Work instructions: Below is a listing; write it out exactly and drop any images from it.

Source excerpt:
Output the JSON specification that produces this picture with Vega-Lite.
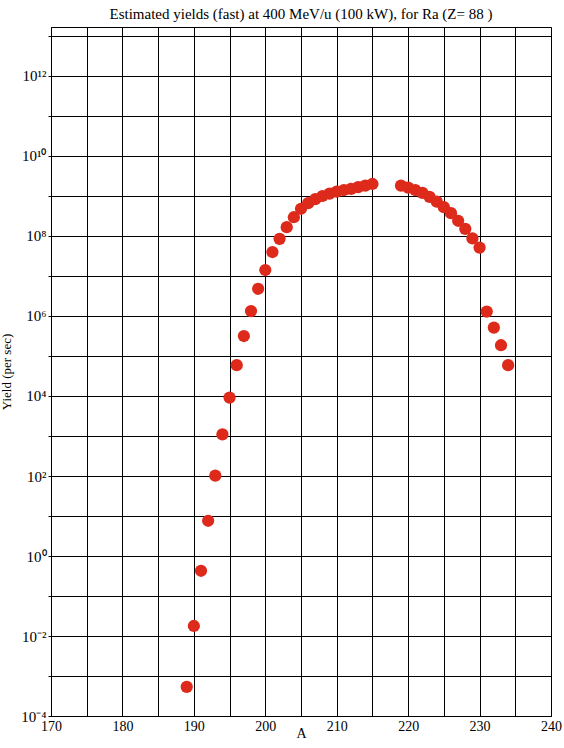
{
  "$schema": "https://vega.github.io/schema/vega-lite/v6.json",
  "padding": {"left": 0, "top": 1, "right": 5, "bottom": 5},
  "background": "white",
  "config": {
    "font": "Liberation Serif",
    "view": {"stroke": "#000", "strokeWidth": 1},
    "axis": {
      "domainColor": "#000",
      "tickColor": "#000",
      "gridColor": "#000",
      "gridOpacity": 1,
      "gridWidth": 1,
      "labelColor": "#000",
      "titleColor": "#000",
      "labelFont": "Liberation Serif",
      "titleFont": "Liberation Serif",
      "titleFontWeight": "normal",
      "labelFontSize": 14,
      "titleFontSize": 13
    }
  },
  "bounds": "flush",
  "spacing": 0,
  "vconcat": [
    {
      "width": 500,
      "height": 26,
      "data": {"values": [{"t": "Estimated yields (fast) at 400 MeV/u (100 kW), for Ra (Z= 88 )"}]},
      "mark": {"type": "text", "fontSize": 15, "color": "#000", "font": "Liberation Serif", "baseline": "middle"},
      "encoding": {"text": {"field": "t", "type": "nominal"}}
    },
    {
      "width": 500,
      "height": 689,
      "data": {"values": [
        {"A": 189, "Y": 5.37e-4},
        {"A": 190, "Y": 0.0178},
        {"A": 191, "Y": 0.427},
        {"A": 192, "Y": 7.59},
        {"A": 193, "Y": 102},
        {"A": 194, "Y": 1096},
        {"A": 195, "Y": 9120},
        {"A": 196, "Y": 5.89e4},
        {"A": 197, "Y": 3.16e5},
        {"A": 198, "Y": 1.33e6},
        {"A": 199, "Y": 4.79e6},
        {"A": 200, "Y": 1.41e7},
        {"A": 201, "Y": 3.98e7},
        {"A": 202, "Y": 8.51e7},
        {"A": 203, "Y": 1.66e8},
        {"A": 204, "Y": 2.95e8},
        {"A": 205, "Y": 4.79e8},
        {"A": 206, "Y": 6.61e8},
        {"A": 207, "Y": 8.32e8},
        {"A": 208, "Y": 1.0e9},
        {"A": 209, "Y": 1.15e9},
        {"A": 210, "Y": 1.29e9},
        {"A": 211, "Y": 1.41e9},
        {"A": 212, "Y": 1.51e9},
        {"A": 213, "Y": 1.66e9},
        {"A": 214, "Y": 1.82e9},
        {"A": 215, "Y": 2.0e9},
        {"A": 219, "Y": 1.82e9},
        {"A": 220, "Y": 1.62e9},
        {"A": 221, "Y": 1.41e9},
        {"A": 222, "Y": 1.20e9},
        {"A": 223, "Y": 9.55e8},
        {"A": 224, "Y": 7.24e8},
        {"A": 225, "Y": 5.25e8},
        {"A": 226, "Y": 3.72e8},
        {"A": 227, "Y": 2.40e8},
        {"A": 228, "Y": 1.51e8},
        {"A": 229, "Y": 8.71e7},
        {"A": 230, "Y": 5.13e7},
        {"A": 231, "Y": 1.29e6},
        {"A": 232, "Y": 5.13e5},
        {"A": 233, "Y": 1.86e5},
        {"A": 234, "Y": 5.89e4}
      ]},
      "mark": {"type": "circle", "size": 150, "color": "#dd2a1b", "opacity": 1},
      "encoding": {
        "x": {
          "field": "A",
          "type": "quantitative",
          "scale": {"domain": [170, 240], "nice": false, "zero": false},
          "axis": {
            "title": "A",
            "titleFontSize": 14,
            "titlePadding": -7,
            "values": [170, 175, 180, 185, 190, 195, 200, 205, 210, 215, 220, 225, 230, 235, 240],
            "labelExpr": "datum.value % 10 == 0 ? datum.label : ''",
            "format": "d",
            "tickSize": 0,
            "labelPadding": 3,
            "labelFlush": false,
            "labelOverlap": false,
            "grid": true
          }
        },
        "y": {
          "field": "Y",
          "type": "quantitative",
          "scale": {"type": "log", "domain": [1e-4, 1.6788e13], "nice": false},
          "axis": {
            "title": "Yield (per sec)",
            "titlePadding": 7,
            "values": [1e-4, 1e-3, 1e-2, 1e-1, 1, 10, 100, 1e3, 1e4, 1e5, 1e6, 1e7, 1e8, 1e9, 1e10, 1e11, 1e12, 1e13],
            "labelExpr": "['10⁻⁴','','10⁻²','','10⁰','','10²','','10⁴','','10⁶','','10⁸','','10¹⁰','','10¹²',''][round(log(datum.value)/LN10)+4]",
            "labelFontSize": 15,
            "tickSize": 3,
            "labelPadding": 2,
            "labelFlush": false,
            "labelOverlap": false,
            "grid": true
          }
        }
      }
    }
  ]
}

Written solution:
Output the JSON specification that produces this picture with Vega-Lite.
{
  "$schema": "https://vega.github.io/schema/vega-lite/v6.json",
  "padding": {"left": 0, "top": 1, "right": 5, "bottom": 5},
  "background": "white",
  "config": {
    "font": "Liberation Serif",
    "view": {"stroke": "#000", "strokeWidth": 1},
    "axis": {
      "domainColor": "#000",
      "tickColor": "#000",
      "gridColor": "#000",
      "gridOpacity": 1,
      "gridWidth": 1,
      "labelColor": "#000",
      "titleColor": "#000",
      "labelFont": "Liberation Serif",
      "titleFont": "Liberation Serif",
      "titleFontWeight": "normal",
      "labelFontSize": 14,
      "titleFontSize": 13
    }
  },
  "bounds": "flush",
  "spacing": 0,
  "vconcat": [
    {
      "width": 500,
      "height": 26,
      "data": {"values": [{"t": "Estimated yields (fast) at 400 MeV/u (100 kW), for Ra (Z= 88 )"}]},
      "mark": {"type": "text", "fontSize": 15, "color": "#000", "font": "Liberation Serif", "baseline": "middle"},
      "encoding": {"text": {"field": "t", "type": "nominal"}}
    },
    {
      "width": 500,
      "height": 689,
      "data": {"values": [
        {"A": 189, "Y": 5.37e-4},
        {"A": 190, "Y": 0.0178},
        {"A": 191, "Y": 0.427},
        {"A": 192, "Y": 7.59},
        {"A": 193, "Y": 102},
        {"A": 194, "Y": 1096},
        {"A": 195, "Y": 9120},
        {"A": 196, "Y": 5.89e4},
        {"A": 197, "Y": 3.16e5},
        {"A": 198, "Y": 1.33e6},
        {"A": 199, "Y": 4.79e6},
        {"A": 200, "Y": 1.41e7},
        {"A": 201, "Y": 3.98e7},
        {"A": 202, "Y": 8.51e7},
        {"A": 203, "Y": 1.66e8},
        {"A": 204, "Y": 2.95e8},
        {"A": 205, "Y": 4.79e8},
        {"A": 206, "Y": 6.61e8},
        {"A": 207, "Y": 8.32e8},
        {"A": 208, "Y": 1.0e9},
        {"A": 209, "Y": 1.15e9},
        {"A": 210, "Y": 1.29e9},
        {"A": 211, "Y": 1.41e9},
        {"A": 212, "Y": 1.51e9},
        {"A": 213, "Y": 1.66e9},
        {"A": 214, "Y": 1.82e9},
        {"A": 215, "Y": 2.0e9},
        {"A": 219, "Y": 1.82e9},
        {"A": 220, "Y": 1.62e9},
        {"A": 221, "Y": 1.41e9},
        {"A": 222, "Y": 1.20e9},
        {"A": 223, "Y": 9.55e8},
        {"A": 224, "Y": 7.24e8},
        {"A": 225, "Y": 5.25e8},
        {"A": 226, "Y": 3.72e8},
        {"A": 227, "Y": 2.40e8},
        {"A": 228, "Y": 1.51e8},
        {"A": 229, "Y": 8.71e7},
        {"A": 230, "Y": 5.13e7},
        {"A": 231, "Y": 1.29e6},
        {"A": 232, "Y": 5.13e5},
        {"A": 233, "Y": 1.86e5},
        {"A": 234, "Y": 5.89e4}
      ]},
      "mark": {"type": "circle", "size": 150, "color": "#dd2a1b", "opacity": 1},
      "encoding": {
        "x": {
          "field": "A",
          "type": "quantitative",
          "scale": {"domain": [170, 240], "nice": false, "zero": false},
          "axis": {
            "title": "A",
            "titleFontSize": 14,
            "titlePadding": -7,
            "values": [170, 175, 180, 185, 190, 195, 200, 205, 210, 215, 220, 225, 230, 235, 240],
            "labelExpr": "datum.value % 10 == 0 ? datum.label : ''",
            "format": "d",
            "tickSize": 0,
            "labelPadding": 3,
            "labelFlush": false,
            "labelOverlap": false,
            "grid": true
          }
        },
        "y": {
          "field": "Y",
          "type": "quantitative",
          "scale": {"type": "log", "domain": [1e-4, 1.6788e13], "nice": false},
          "axis": {
            "title": "Yield (per sec)",
            "titlePadding": 7,
            "values": [1e-4, 1e-3, 1e-2, 1e-1, 1, 10, 100, 1e3, 1e4, 1e5, 1e6, 1e7, 1e8, 1e9, 1e10, 1e11, 1e12, 1e13],
            "labelExpr": "['10⁻⁴','','10⁻²','','10⁰','','10²','','10⁴','','10⁶','','10⁸','','10¹⁰','','10¹²',''][round(log(datum.value)/LN10)+4]",
            "labelFontSize": 15,
            "tickSize": 3,
            "labelPadding": 2,
            "labelFlush": false,
            "labelOverlap": false,
            "grid": true
          }
        }
      }
    }
  ]
}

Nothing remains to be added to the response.